Problem statement -> Leave out the pictures and repeat everything else in the records exactly.

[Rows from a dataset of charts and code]

--- --- ---

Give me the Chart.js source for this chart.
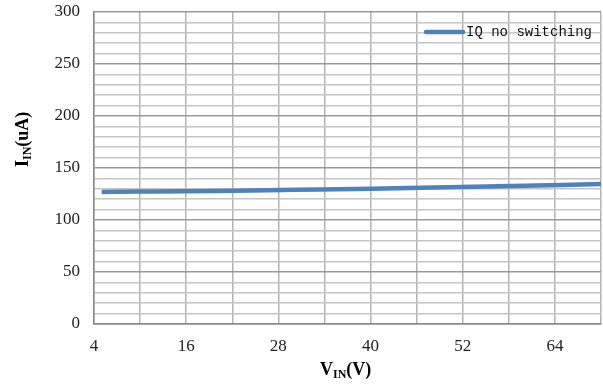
<!DOCTYPE html>
<html>
<head>
<meta charset="utf-8">
<script src="https://cdn.jsdelivr.net/npm/chart.js@4"></script>
<style>
  html, body { margin: 0; padding: 0; background: #fff; }
  #wrap { width: 603px; height: 385px; }
</style>
</head>
<body>
<div id="wrap"><canvas id="chart" width="603" height="385"></canvas></div>
<script>
// DATA
const vin = [5, 10, 20, 30, 40, 50, 60, 70];
const iqNoSwitching = [127, 127.3, 128, 129, 130, 131.5, 133, 134.5];
const xTicks = [4, 10, 16, 22, 28, 34, 40, 46, 52, 58, 64, 70];
const xLabelTicks = [4, 16, 28, 40, 52, 64];
const yLabelTicks = [0, 50, 100, 150, 200, 250, 300];
const seriesLabel = 'IQ no switching';

const LINE_COLOR = '#4F81BD';

// axis titles + legend, drawn on top
const titlesPlugin = {
  id: 'titles',
  afterDraw(chart) {
    const ctx = chart.ctx;
    ctx.save();
    ctx.fillStyle = '#000';
    ctx.textBaseline = 'alphabetic';

    // x title: V_IN(V)
    ctx.font = 'bold 18px "Liberation Serif"';
    let x = 320, y = 375;
    ctx.fillText('V', x, y);
    x += ctx.measureText('V').width;
    ctx.font = 'bold 12px "Liberation Serif"';
    ctx.fillText('IN', x, y + 3);
    x += ctx.measureText('IN').width;
    ctx.font = 'bold 18px "Liberation Serif"';
    ctx.fillText('(V)', x, y);

    // y title: I_IN(uA), rotated
    ctx.translate(28, 167);
    ctx.rotate(-Math.PI / 2);
    x = 0; y = 0;
    ctx.font = 'bold 18px "Liberation Serif"';
    ctx.fillText('I', x, y);
    x += ctx.measureText('I').width;
    ctx.font = 'bold 12px "Liberation Serif"';
    ctx.fillText('IN', x, y + 3);
    x += ctx.measureText('IN').width;
    ctx.font = 'bold 18px "Liberation Serif"';
    ctx.fillText('(uA)', x, y);
    ctx.restore();

    // legend
    ctx.save();
    ctx.strokeStyle = LINE_COLOR;
    ctx.lineWidth = 4.5;
    ctx.lineCap = 'round';
    ctx.beginPath();
    ctx.moveTo(426, 32);
    ctx.lineTo(463, 32);
    ctx.stroke();
    ctx.fillStyle = '#111';
    ctx.font = '14px "Liberation Mono"';
    ctx.textBaseline = 'middle';
    ctx.fillText(seriesLabel, 466, 32);
    ctx.restore();
  }
};

new Chart(document.getElementById('chart'), {
  type: 'line',
  data: {
    datasets: [{
      label: seriesLabel,
      data: vin.map((v, i) => ({ x: v, y: iqNoSwitching[i] })),
      borderColor: LINE_COLOR,
      borderWidth: 4.5,
      pointRadius: 0,
      tension: 0.4,
      cubicInterpolationMode: 'monotone',
      fill: false
    }]
  },
  options: {
    responsive: false,
    animation: false,
    layout: { padding: { top: 12, right: 2, left: 0, bottom: 0 } },
    plugins: { legend: { display: false }, tooltip: { enabled: false } },
    scales: {
      x: {
        type: 'linear',
        min: 4,
        max: 70,
        afterBuildTicks: s => { s.ticks = xTicks.map(v => ({ value: v })); },
        afterFit: s => { s.height = 61; s.paddingLeft = 0; s.paddingRight = 0; },
        ticks: {
          autoSkip: false,
          maxRotation: 0,
          padding: 12,
          color: '#222',
          font: { family: '"Liberation Serif"', size: 17 },
          callback: v => xLabelTicks.includes(v) ? String(v) : ''
        },
        grid: { color: '#b4b4b4', lineWidth: 1.5, drawTicks: false },
        border: { color: '#888', width: 1.5 }
      },
      y: {
        min: 0,
        max: 300,
        afterFit: s => { s.width = 94; s.paddingTop = 0; s.paddingBottom = 0; },
        ticks: {
          stepSize: 10,
          autoSkip: false,
          padding: 14,
          color: '#222',
          font: { family: '"Liberation Serif"', size: 17 },
          callback: v => yLabelTicks.includes(v) ? String(v) : ''
        },
        grid: {
          drawTicks: false,
          lineWidth: 1.5,
          color: c => yLabelTicks.includes(c.tick.value) ? '#999' : '#c4c4c4'
        },
        border: { color: '#888', width: 1.5 }
      }
    }
  },
  plugins: [titlesPlugin]
});
</script>
</body>
</html>
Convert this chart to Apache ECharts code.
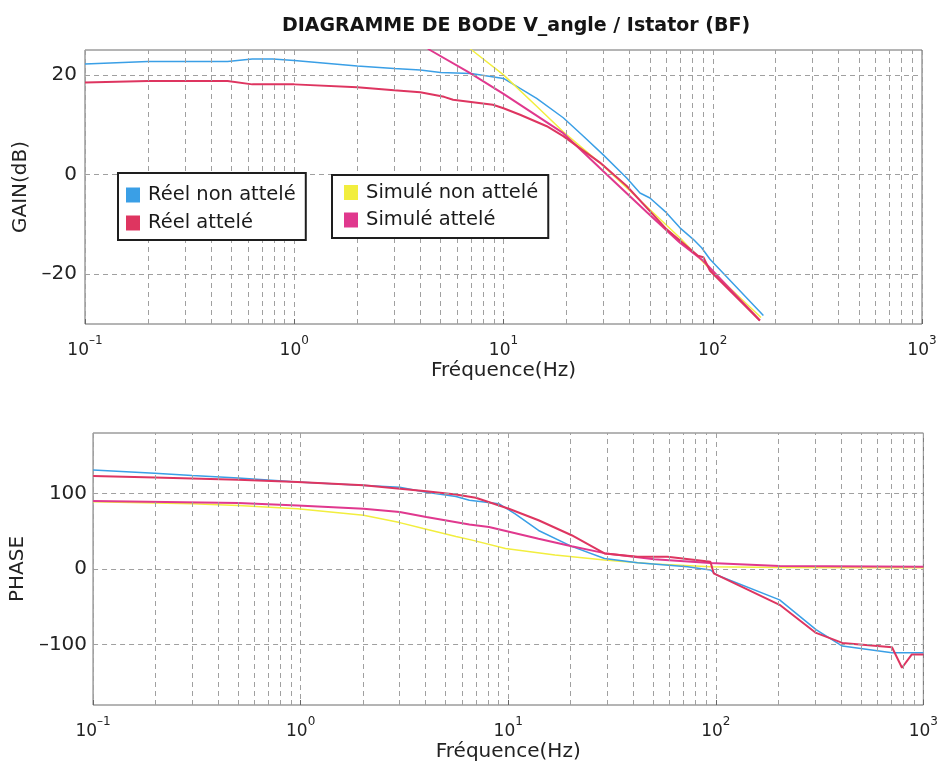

--- --- ---

Finished answer ->
Give me the Chart.js source for this chart.
<!DOCTYPE html>
<html>
<head>
<meta charset="utf-8">
<script src="https://cdn.jsdelivr.net/npm/chart.js@4"></script>
<style>
  html, body { margin: 0; padding: 0; background: #fff; }
  #wrap { width: 603px; height: 385px; }
</style>
</head>
<body>
<div id="wrap"><canvas id="chart" width="603" height="385"></canvas></div>
<script>
// DATA
const vin = [5, 10, 20, 30, 40, 50, 60, 70];
const iqNoSwitching = [127, 127.3, 128, 129, 130, 131.5, 133, 134.5];
const xTicks = [4, 10, 16, 22, 28, 34, 40, 46, 52, 58, 64, 70];
const xLabelTicks = [4, 16, 28, 40, 52, 64];
const yLabelTicks = [0, 50, 100, 150, 200, 250, 300];
const seriesLabel = 'IQ no switching';

const LINE_COLOR = '#4F81BD';

// axis titles + legend, drawn on top
const titlesPlugin = {
  id: 'titles',
  afterDraw(chart) {
    const ctx = chart.ctx;
    ctx.save();
    ctx.fillStyle = '#000';
    ctx.textBaseline = 'alphabetic';

    // x title: V_IN(V)
    ctx.font = 'bold 18px "Liberation Serif"';
    let x = 320, y = 375;
    ctx.fillText('V', x, y);
    x += ctx.measureText('V').width;
    ctx.font = 'bold 12px "Liberation Serif"';
    ctx.fillText('IN', x, y + 3);
    x += ctx.measureText('IN').width;
    ctx.font = 'bold 18px "Liberation Serif"';
    ctx.fillText('(V)', x, y);

    // y title: I_IN(uA), rotated
    ctx.translate(28, 167);
    ctx.rotate(-Math.PI / 2);
    x = 0; y = 0;
    ctx.font = 'bold 18px "Liberation Serif"';
    ctx.fillText('I', x, y);
    x += ctx.measureText('I').width;
    ctx.font = 'bold 12px "Liberation Serif"';
    ctx.fillText('IN', x, y + 3);
    x += ctx.measureText('IN').width;
    ctx.font = 'bold 18px "Liberation Serif"';
    ctx.fillText('(uA)', x, y);
    ctx.restore();

    // legend
    ctx.save();
    ctx.strokeStyle = LINE_COLOR;
    ctx.lineWidth = 4.5;
    ctx.lineCap = 'round';
    ctx.beginPath();
    ctx.moveTo(426, 32);
    ctx.lineTo(463, 32);
    ctx.stroke();
    ctx.fillStyle = '#111';
    ctx.font = '14px "Liberation Mono"';
    ctx.textBaseline = 'middle';
    ctx.fillText(seriesLabel, 466, 32);
    ctx.restore();
  }
};

new Chart(document.getElementById('chart'), {
  type: 'line',
  data: {
    datasets: [{
      label: seriesLabel,
      data: vin.map((v, i) => ({ x: v, y: iqNoSwitching[i] })),
      borderColor: LINE_COLOR,
      borderWidth: 4.5,
      pointRadius: 0,
      tension: 0.4,
      cubicInterpolationMode: 'monotone',
      fill: false
    }]
  },
  options: {
    responsive: false,
    animation: false,
    layout: { padding: { top: 12, right: 2, left: 0, bottom: 0 } },
    plugins: { legend: { display: false }, tooltip: { enabled: false } },
    scales: {
      x: {
        type: 'linear',
        min: 4,
        max: 70,
        afterBuildTicks: s => { s.ticks = xTicks.map(v => ({ value: v })); },
        afterFit: s => { s.height = 61; s.paddingLeft = 0; s.paddingRight = 0; },
        ticks: {
          autoSkip: false,
          maxRotation: 0,
          padding: 12,
          color: '#222',
          font: { family: '"Liberation Serif"', size: 17 },
          callback: v => xLabelTicks.includes(v) ? String(v) : ''
        },
        grid: { color: '#b4b4b4', lineWidth: 1.5, drawTicks: false },
        border: { color: '#888', width: 1.5 }
      },
      y: {
        min: 0,
        max: 300,
        afterFit: s => { s.width = 94; s.paddingTop = 0; s.paddingBottom = 0; },
        ticks: {
          stepSize: 10,
          autoSkip: false,
          padding: 14,
          color: '#222',
          font: { family: '"Liberation Serif"', size: 17 },
          callback: v => yLabelTicks.includes(v) ? String(v) : ''
        },
        grid: {
          drawTicks: false,
          lineWidth: 1.5,
          color: c => yLabelTicks.includes(c.tick.value) ? '#999' : '#c4c4c4'
        },
        border: { color: '#888', width: 1.5 }
      }
    }
  },
  plugins: [titlesPlugin]
});
</script>
</body>
</html>
Convert this chart to Apache ECharts code.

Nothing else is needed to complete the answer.